Open youssefavx opened 4 years ago

youssefavx commented 4 years ago

I want to use this model to convert an opinion to a vector somehow (or at least arrive at an approximation of that).

E.g. "I'm an atheist" and "I believe in god" should be polar opposites. "I hate potatoes" and "I love potatoes" should be polar opposites.

Let's take "I hate potatoes" and "I love potatoes" for now since that seems easier.

If I do:

from encoder import Model

model = Model()

text = ['I hate potatoes', 'I love potaotes']
transformed = model.transform(text)

print('Vectors:', transformed)

print('Sentiment:', transformed[:, 2388])

I get:

Vectors: [[-0.21318194  0.2849596   0.00824564 ...  0.6167125   0.06999006
   0.00869564]
 [-0.10017553 -0.01693083 -0.00667866 ...  0.657396   -0.00200943
   0.00810469]]

Sentiment: [-0.16220786  0.305778  ]

I make the assumption that the above is a vector and the next one is the sentiment.

I assume this model somehow encodes some meaning about the text because when I use my numba cosine distance function on the 2 vectors:

from numba import jit
import numpy as np
import csv
import pandas as pd

@jit(nopython=True)
def cosine_similarity_numba(u:np.ndarray, v:np.ndarray):
    assert(u.shape[0] == v.shape[0])
    uv = 0
    uu = 0
    vv = 0
    for i in range(u.shape[0]):
        uv += u[i]*v[i]
        uu += u[i]*u[i]
        vv += v[i]*v[i]
    cos_theta = 1
    if uu!=0 and vv!=0:
        cos_theta = uv/np.sqrt(uu*vv)
    return cos_theta

numba_distance = cosine_similarity_numba(transformed[0], transformed[1])

print(numba_distance)

I get:

0.8250403321263183

And the function gives me 1 when I set both sentences to "I love potatoes"

However, is it possible to somehow incorporate the sentiment and the semantic similarity into one?

Meaning given "I love potatoes" and "I hate potatoes" somehow measure the distance of that with its sentiment distance?

So that I end up with -1? or at least something like that?

Perhaps it could be something like "the greater the semantic similarity is (cosine similarity), the greater the effect the sentiment measurement has on the distance between those 2 points?

youssefavx commented 4 years ago

Here is what I have done so far:

from encoder import Model
import operator
from functools import reduce
import numpy as np
from numba import jit

@jit(nopython=True)
def cosine_similarity_numba(u:np.ndarray, v:np.ndarray):
    assert(u.shape[0] == v.shape[0])
    uv = 0
    uu = 0
    vv = 0
    for i in range(u.shape[0]):
        uv += u[i]*v[i]
        uu += u[i]*u[i]
        vv += v[i]*v[i]
    cos_theta = 1
    if uu!=0 and vv!=0:
        cos_theta = uv/np.sqrt(uu*vv)
    return cos_theta

model = Model()

text = ['I cant stand god', 'I love god']

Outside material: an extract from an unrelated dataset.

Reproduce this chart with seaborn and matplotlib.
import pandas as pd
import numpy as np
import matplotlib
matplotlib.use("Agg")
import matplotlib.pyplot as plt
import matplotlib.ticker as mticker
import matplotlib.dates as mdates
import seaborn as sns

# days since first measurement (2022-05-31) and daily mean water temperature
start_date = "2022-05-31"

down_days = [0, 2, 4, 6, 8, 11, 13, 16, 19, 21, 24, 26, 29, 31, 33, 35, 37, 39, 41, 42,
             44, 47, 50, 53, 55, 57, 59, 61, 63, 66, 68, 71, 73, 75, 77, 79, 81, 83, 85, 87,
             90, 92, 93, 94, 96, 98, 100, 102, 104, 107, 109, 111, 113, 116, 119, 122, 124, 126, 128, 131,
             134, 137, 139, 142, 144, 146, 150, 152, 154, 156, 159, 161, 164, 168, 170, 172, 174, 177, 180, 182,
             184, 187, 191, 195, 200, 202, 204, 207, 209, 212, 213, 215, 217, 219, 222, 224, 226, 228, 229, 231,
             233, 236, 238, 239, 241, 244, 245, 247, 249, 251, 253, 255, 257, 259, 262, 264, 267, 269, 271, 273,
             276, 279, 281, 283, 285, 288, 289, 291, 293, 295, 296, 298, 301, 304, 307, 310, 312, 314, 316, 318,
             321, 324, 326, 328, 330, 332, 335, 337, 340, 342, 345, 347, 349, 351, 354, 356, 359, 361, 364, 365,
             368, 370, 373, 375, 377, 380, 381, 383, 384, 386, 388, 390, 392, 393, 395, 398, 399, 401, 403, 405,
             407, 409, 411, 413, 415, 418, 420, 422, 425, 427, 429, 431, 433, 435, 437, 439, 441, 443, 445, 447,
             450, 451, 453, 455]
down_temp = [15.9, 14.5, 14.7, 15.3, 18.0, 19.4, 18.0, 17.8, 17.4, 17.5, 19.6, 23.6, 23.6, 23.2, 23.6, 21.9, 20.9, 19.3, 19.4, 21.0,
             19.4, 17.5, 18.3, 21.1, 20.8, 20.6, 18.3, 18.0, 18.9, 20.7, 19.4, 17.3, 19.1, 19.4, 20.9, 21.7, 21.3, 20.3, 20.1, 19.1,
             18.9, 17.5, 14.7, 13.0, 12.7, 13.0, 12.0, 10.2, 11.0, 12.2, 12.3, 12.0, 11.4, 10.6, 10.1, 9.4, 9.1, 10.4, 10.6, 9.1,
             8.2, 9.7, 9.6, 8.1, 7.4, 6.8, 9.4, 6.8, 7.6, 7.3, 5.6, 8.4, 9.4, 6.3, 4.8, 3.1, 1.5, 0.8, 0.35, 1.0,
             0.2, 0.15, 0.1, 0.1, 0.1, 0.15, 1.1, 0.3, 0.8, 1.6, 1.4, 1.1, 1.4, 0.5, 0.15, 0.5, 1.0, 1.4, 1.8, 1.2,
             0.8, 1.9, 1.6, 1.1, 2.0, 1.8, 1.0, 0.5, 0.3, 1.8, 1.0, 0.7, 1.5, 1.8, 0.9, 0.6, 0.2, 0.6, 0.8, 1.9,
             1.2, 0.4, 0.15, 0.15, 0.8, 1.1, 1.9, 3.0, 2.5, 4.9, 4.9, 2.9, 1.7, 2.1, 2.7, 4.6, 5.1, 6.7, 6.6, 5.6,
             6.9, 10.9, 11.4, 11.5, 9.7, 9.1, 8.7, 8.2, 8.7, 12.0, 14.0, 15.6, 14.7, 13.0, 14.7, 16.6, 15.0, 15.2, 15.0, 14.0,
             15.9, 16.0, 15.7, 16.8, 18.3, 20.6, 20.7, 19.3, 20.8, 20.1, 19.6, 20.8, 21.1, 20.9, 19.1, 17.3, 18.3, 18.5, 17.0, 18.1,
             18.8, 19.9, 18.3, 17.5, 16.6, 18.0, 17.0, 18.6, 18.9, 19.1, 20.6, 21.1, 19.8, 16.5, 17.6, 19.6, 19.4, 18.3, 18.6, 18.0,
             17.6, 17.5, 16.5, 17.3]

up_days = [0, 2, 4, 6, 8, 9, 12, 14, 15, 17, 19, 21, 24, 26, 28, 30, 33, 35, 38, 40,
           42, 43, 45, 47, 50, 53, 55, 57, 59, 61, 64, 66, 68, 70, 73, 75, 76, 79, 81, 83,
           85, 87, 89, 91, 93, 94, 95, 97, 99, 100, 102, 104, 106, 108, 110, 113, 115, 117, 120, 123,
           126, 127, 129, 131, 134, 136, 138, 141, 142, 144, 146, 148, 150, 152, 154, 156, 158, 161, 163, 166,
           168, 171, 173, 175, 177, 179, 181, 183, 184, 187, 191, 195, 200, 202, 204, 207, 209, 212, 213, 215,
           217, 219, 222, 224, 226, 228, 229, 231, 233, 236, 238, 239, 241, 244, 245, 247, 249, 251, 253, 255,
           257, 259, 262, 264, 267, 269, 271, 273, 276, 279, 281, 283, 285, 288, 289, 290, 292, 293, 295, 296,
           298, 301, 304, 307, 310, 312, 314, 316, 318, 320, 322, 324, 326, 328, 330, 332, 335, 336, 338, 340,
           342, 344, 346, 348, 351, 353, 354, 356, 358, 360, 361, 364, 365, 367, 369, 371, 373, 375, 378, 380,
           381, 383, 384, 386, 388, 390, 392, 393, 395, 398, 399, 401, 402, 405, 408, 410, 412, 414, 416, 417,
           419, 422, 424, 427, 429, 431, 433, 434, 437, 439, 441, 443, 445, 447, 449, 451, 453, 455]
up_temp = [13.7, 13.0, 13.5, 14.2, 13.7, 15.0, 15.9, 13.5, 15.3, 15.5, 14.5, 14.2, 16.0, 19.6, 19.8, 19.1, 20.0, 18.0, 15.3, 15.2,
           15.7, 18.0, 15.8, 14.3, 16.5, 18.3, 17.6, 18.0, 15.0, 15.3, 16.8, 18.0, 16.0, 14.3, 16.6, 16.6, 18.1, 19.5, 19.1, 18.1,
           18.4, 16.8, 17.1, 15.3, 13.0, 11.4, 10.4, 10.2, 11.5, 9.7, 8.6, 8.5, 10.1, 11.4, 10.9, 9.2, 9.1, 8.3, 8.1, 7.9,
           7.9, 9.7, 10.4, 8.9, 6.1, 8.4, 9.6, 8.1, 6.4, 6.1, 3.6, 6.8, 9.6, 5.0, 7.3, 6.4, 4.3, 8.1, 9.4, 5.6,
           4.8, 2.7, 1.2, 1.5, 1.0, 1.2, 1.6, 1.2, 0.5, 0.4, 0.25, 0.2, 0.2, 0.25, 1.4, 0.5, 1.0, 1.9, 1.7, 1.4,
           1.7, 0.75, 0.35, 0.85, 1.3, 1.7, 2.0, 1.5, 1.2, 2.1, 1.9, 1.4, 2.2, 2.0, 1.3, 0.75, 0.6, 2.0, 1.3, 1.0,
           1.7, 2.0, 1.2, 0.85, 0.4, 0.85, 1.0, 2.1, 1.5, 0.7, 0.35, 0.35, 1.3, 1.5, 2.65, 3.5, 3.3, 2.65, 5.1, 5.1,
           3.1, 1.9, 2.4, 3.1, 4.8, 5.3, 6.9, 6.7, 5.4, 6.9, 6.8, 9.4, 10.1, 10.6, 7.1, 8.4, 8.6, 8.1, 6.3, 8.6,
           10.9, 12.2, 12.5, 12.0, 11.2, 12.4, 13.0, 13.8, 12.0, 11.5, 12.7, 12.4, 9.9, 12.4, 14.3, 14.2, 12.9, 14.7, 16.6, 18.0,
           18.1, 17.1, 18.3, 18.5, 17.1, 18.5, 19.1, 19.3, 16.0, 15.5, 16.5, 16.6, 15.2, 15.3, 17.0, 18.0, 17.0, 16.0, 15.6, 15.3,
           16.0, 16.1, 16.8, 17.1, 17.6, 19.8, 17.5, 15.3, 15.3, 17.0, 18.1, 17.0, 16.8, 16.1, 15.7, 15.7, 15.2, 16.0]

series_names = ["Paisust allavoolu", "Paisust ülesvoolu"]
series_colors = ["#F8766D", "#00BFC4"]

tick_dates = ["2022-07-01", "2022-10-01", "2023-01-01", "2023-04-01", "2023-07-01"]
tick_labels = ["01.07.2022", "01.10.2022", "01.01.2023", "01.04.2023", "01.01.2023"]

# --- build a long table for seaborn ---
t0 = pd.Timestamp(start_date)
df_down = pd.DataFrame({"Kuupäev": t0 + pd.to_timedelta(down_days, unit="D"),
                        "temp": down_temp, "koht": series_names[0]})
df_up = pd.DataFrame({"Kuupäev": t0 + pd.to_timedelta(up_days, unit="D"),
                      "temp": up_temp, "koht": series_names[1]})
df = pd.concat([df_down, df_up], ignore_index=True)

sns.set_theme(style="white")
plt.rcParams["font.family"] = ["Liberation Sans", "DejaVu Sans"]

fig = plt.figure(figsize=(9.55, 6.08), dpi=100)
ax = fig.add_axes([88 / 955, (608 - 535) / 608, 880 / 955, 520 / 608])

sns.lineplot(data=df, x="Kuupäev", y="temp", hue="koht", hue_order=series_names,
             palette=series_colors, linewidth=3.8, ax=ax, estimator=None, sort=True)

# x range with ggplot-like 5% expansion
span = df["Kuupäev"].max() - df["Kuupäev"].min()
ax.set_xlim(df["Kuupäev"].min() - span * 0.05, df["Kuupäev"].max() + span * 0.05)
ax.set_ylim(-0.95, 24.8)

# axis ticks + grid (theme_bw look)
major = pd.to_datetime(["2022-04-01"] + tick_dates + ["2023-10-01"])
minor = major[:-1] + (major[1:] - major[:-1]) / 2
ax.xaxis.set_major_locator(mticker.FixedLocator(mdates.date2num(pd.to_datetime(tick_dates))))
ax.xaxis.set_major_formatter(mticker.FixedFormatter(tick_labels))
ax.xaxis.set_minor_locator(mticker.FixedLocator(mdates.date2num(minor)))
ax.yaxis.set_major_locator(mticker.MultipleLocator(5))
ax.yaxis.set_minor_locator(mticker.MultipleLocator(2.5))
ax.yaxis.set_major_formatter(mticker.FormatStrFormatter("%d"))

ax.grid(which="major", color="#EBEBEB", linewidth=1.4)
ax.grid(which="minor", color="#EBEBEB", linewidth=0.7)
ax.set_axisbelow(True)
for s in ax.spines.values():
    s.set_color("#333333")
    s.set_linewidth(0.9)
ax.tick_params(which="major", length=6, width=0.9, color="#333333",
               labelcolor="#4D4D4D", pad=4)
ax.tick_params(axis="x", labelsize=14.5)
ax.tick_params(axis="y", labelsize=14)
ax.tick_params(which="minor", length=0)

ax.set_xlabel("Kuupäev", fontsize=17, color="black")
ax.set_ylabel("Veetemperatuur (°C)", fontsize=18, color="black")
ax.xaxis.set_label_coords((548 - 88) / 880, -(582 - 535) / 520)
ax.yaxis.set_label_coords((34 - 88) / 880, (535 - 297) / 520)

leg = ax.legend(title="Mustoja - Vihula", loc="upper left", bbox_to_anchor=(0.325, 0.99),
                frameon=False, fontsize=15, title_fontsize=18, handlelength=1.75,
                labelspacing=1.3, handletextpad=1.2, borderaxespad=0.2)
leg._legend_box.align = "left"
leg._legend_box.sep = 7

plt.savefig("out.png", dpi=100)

vectors = model.transform(text)
sentiment_scores= vectors[:, 2388]

semantic_similarity = cosine_similarity_numba(vectors[0], vectors[1])

#Here I am subtracting all numbers in the list of "sentiment_scores" (only 2) to get the 'sentiment distance'
sentiment_distance = reduce(operator.sub, sentiment_scores)

print('Semantic similarity? :', semantic_similarity)

#Here I'm using the semantic similarity as a 'weight' (The closer the two sentences are in meaning, the more the sentiment distance (subtracting the sentiment score of the 2 sentences) should be higher / 'taken more seriously'
print('Distance (incorporating sentiment):', sentiment_distance * semantic_similarity)

Result:

2.089 seconds to transform 2 examples
Semantic similarity? : 0.9349196788842933
Distance (incorporating sentiment): -0.5018387177574432

While this gives me a single number that incorporates the distance, I would prefer a vector that represents both the sentiment and semantic similarity somehow if possible as it would allow me to calculate this sort of inferred 'opinion distance' with many other vectors.

youssefavx commented 4 years ago

Okay instead of using the vector from sentiment neuron, when I use SentenceBERT I get much higher accuracy it seems. I think a combination of these 2 models might get me an approximation of what I'm looking for.

The big question for me is: how do I get a vector that combines these 2 things: a vector representation from SentenceBERT, and a vector representation from sentiment neuron - such that the end result (viewpoint similarity) is similar to the above.

This would be useful because I would then be able to do more things like clustering and so on.